Most frameworks that address psychological dynamics in any depth describe only a few kinds of personality patterns with any adequacy (generally those most similar to the system’s originator). To think comprehensively one must draw on an array of often contradictory theories. Creative Systems ideas embrace a broader diversity than other psychological models.

Educational approaches designed to distinguish “learning styles” are generally quite comprehensive across styles but lack depth. Their concern is how different people learn. Creative Systems ideas are concerned with multiple levels of human experience and interaction: how people find meaning, how they organize experience in their bodies, the kinds of symbols and metaphors likely to be found in a person’s dreams and creative expression, how people approach the forming of relationships, etc.
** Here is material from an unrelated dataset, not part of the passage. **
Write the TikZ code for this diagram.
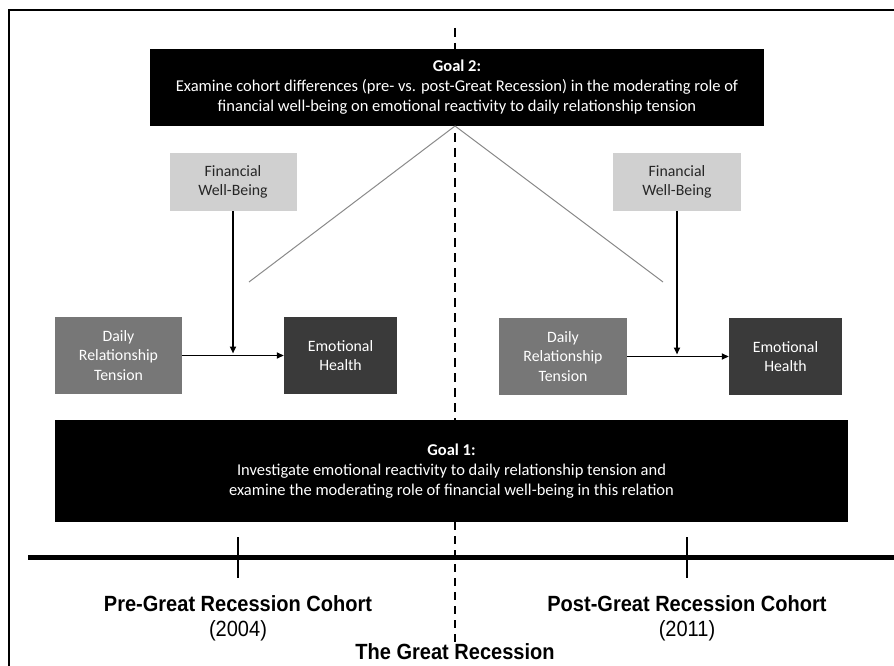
\documentclass[tikz,border=0pt]{standalone}
\usepackage{fontspec}
\setmainfont{Carlito}
\newfontfamily\narrowbold[FakeStretch=0.91]{Liberation Sans}
\usetikzlibrary{arrows.meta,calc}
\definecolor{fwbgray}{HTML}{D0D0D0}
\definecolor{drtgray}{HTML}{777777}
\definecolor{ehgray}{HTML}{3A3A3A}
\definecolor{diaggray}{HTML}{8A8A8A}
\tikzset{
  goalbox/.style={fill=black, text=white, align=center, inner sep=0pt, font=\fontsize{16.5}{20}\selectfont},
  varbox/.style={align=center, inner sep=0pt, font=\fontsize{15.8}{19.5}\selectfont},
  fwbbox/.style={varbox, fill=fwbgray, text=black!85, minimum width=127, minimum height=58},
  drtbox/.style={varbox, fill=drtgray, text=white, minimum width=127, minimum height=77},
  ehbox/.style={varbox, fill=ehgray, text=white, minimum width=113, minimum height=77},
  patharrow/.style={line width=1.8, -{Triangle[length=7pt,width=6pt]}},
  diagline/.style={diaggray, line width=1},
  cohortlabel/.style={align=center, inner sep=0pt, font=\narrowbold\fontsize{22}{25}\selectfont},
  tick/.style={line width=2.5}
}
\begin{document}
\begin{tikzpicture}[x=1pt,y=-1pt]
\useasboundingbox (0,0) rectangle (894,666);
\fill[white] (0,0) rectangle (894,666);
% frame
\draw[line width=1.5] (9,680) -- (9,10) -- (900,10);
% dashed recession line
\coordinate (dtop) at (455,28);
\coordinate (dmid) at (455,522);
\coordinate (dbot) at (455,642);
\draw[line width=2, dash pattern=on 9pt off 6pt] (dtop) -- (dmid);
\draw[line width=1.3, dash pattern=on 8pt off 6pt] (dmid) -- (dbot);
% goal 2
\node[goalbox, minimum width=614, minimum height=77] (goal2) at (457,87.5)
  {\textbf{Goal 2:}\\
   Examine cohort differences (pre- vs. post-Great Recession) in the moderating role of\\
   financial well-being on emotional reactivity to daily relationship tension};
% boxes
\node[fwbbox] (fwbL) at (233,182) {Financial\\Well-Being};
\node[fwbbox, minimum width=128] (fwbR) at (677,182) {Financial\\Well-Being};
\node[drtbox] (drtL) at (118.5,355.5) {Daily\\Relationship\\Tension};
\node[ehbox] (ehL) at (340.5,355.5) {Emotional\\Health};
\node[drtbox, minimum width=128] (drtR) at (563,356.5) {Daily\\Relationship\\Tension};
\node[ehbox] (ehR) at (785.5,356.5) {Emotional\\Health};
% arrows
\draw[patharrow] (drtL.east) -- (ehL.west);
\draw[patharrow] (drtR.east) -- (ehR.west);
\coordinate (jL) at ($(fwbL.south |- drtL.east)+(0,-2)$);
\coordinate (jR) at ($(fwbR.south |- drtR.east)+(0,-2)$);
\draw[patharrow] (fwbL.south) -- (jL);
\draw[patharrow] (fwbR.south) -- (jR);
% diagonals
\coordinate (apex) at (455,126);
\coordinate (dL) at (249,282);
\coordinate (dR) at (663,282);
\draw[diagline] (apex) -- (dL);
\draw[diagline] (apex) -- (dR);
% goal 1
\node[goalbox, minimum width=793, minimum height=102] (goal1) at (451.5,471)
  {\textbf{Goal 1:}\\
   Investigate emotional reactivity to daily relationship tension and\\
   examine the moderating role of financial well-being in this relation};
% timeline
\coordinate (tlA) at (28,557);
\coordinate (tlB) at (894,557);
\draw[line width=5] (tlA) -- (tlB);
\coordinate (tkLa) at (238,537); \coordinate (tkLb) at (238,578);
\coordinate (tkRa) at (687,537); \coordinate (tkRb) at (687,578);
\draw[tick] (tkLa) -- (tkLb);
\draw[tick] (tkRa) -- (tkRb);
% labels
\node[cohortlabel] (preL) at (238,618) {\textbf{Pre-Great Recession Cohort}\\(2004)};
\node[cohortlabel] (postL) at (687,618) {\textbf{Post-Great Recession Cohort}\\(2011)};
\node[cohortlabel] (grL) at (455,652) {\textbf{The Great Recession}};
\end{tikzpicture}
\end{document}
It is dynamically based — framed in terms of underlying core processes.

Psychological systems that are at all comprehensive tend to be empirical — “crazy quilt” collections of syndromes (eg. DSM)—or largely descriptive (thinking vs feeling, etc.) Learning style approaches are again largely descriptive. Creative Systems personality types define the fundamental processes by which a person orders experience.

Because a Creative Systems approach is dynamically based, the system itself confers valuable information (eg. what might be most helpful in a person’s growth, how a person might be expected to react if stressed beyond his or her capacity, how that person would tend to respond to people of another personality style or cultural group, etc.).

It is part of a larger framework of ideas about how human experience as a whole is patterned.

Thus it can address questions like how a particular personality style would be expected to look different at a different stage in an individual’s life, how personality style dynamics might vary within different cultural contexts, how gender and personality style differences interplay in the workings of relationships, and the unique challenges and contributions we would expect to see for each personality style in these times of dramatic cultural change.

It ties directly to the kinds of questions our human future now presents.

CST describes how the general kind of self-awareness the CSPT reflects (what it calls an Integrative Meta-perspective) will be increasingly required for a deep sense of identity and purpose. It also describes how the broader systemic picture made possible from such perspective — and supported by collaboration between people with different temperaments — will be essential to addressing most any of the key challenges before us as a species.